The Corporation Commission and Bell are currently examining a new process for setting telephone rates, apparently with an eye on junking the current rate of return method. If it is determined that any new method of review will save Bell money in the future, a good share of the expected savings should be earmarked for technology needs in schools, according to Senator Hobson.
"It would really be a good business investment for Bell because schools are one of the telephone company's biggest customers. Any amount of money Bell invests in education technology will ultimately benefit itself when the schools use the telephone company's equipment and services," said Senator Hobson.
The Lexington lawmaker noted that a 1995 rate settlement with Bell included some technology funds for the Oklahoma public schools, but the full amount was never allocated to common education.
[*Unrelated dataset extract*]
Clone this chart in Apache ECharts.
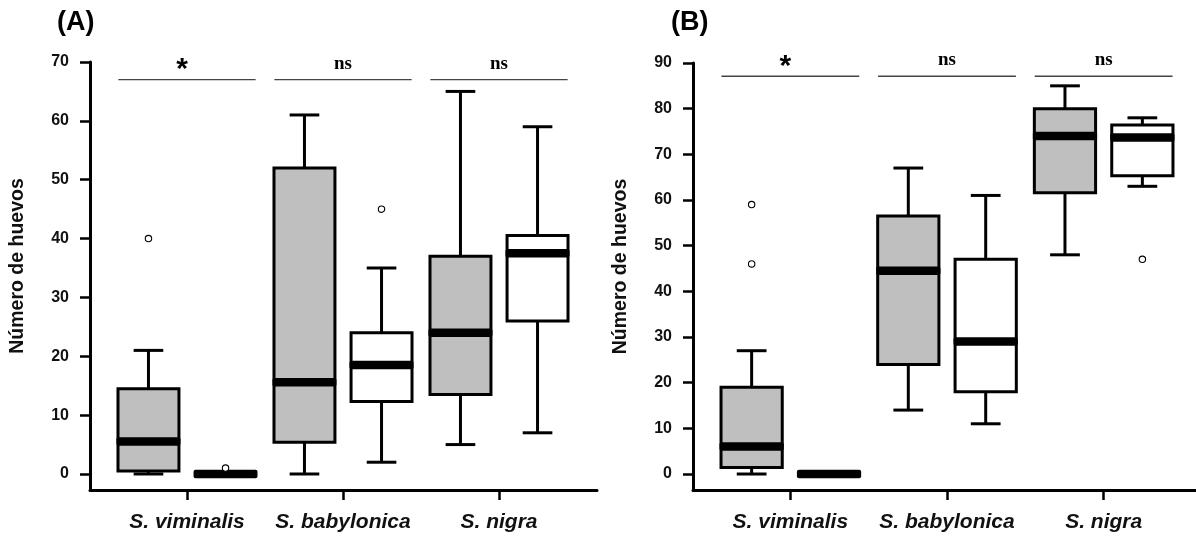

Of some $30 million set aside for schools and libraries, only $2 million was ever distributed.
"I think Bell was moving in the right direction when it agreed to give that money to the schools back in 1995, but for whatever reason, the distribution was never completed. If Bell would pledge some of its future benefits to common education, it could help us make up some of the ground we lost when schools didn't get the original amount of money that was pledged to them. I think it's also important that we have some guarantees this time so education will get every dollar it's promised," said Senator Hobson.
Oklahoma lags far behind other states in the field of classroom technology, according to the lawmaker. Statistics indicate that Oklahoma is trailing its competitors in computers, internet hook ups and computer-proficient students. For example: Only 56 percent of Oklahoma public schools have internet access; Of Oklahoma fourth-graders, 55 percent "never or hardly ever" use a
computer in the classroom. For eighth-graders the number is 46 percent; For every internet-connected computer in the Oklahoma schools, there are 12 students who have to share it (the ideal number is below 6);
"Clearly, we need to do something significant to put more computers and education technology in the classroom. We can't just throw a few million dollars at the problem and expect to solve it. It will take a substantial sum of money, but it certainly won't be without its rewards," noted Hobson.
"For Bell and other companies to be successful in Oklahoma, we have to have a first-rate education system. They will directly benefit from this type of investment program."
The Corporation Commission will meet again Monday to continue discussions about Bell and its rate-making process. Senator Hobson is hoping the panel will consider his school technology proposal before any final agreement is reached.
"I really think this is in the best interest of all parties -the people of Oklahoma, the public schools and Southwestern Bell. I'd hate to see the Corporation Commission pass up a perfect opportunity to help our education system. School technology should be part of any agreement that is reached," said Senator Hobson.